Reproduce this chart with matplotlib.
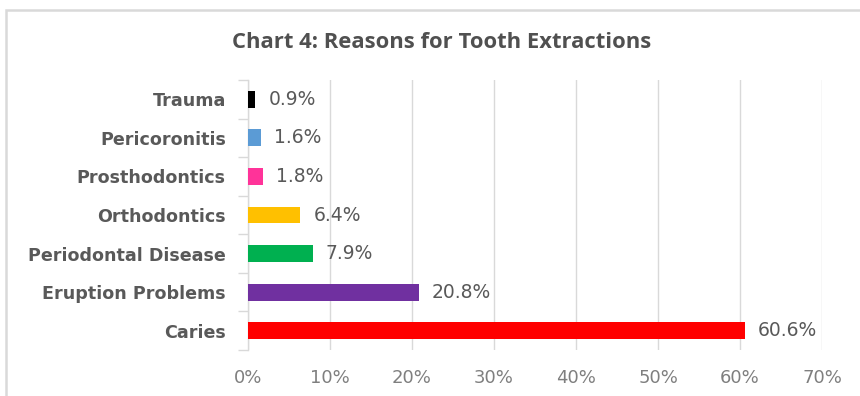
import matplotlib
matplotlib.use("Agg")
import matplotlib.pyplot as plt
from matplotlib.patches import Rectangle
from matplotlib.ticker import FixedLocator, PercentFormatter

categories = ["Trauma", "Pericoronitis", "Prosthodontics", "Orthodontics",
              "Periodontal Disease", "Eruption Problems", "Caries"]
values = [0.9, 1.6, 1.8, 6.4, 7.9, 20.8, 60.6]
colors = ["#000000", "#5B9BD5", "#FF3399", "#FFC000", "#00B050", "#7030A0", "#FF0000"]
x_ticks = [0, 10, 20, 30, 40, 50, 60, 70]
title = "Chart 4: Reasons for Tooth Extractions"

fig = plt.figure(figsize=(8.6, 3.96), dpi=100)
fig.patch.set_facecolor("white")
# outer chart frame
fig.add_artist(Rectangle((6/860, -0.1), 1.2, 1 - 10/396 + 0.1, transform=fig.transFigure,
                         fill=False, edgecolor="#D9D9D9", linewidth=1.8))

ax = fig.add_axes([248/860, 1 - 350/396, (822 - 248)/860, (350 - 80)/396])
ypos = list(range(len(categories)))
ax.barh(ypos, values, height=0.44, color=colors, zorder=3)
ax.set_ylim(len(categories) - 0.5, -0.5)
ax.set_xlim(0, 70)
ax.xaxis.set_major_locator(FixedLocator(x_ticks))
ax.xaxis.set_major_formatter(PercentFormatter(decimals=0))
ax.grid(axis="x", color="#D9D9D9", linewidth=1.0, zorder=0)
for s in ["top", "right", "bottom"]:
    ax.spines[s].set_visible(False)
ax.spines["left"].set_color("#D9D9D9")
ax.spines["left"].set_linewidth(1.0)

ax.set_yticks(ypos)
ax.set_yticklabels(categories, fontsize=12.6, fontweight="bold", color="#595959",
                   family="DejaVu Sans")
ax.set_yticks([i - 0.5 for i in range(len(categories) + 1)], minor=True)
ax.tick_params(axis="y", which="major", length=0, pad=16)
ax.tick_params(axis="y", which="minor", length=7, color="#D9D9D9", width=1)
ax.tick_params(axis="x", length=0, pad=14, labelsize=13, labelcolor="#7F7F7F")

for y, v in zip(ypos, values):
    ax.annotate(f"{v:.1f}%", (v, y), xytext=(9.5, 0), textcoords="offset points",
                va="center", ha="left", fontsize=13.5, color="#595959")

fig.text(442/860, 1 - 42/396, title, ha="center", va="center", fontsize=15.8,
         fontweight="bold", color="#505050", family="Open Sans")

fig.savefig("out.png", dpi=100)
____________
# PROBLEM STATEMENT:
Copy nothing but the lines from the first one in the listing through the line with "from matplotlib.ticker import", and omit the pictures.

# ANSWER BELOW:
Reproduce this chart with matplotlib.
import matplotlib
matplotlib.use("Agg")
import matplotlib.pyplot as plt
from matplotlib.patches import Rectangle
from matplotlib.ticker import FixedLocator, PercentFormatter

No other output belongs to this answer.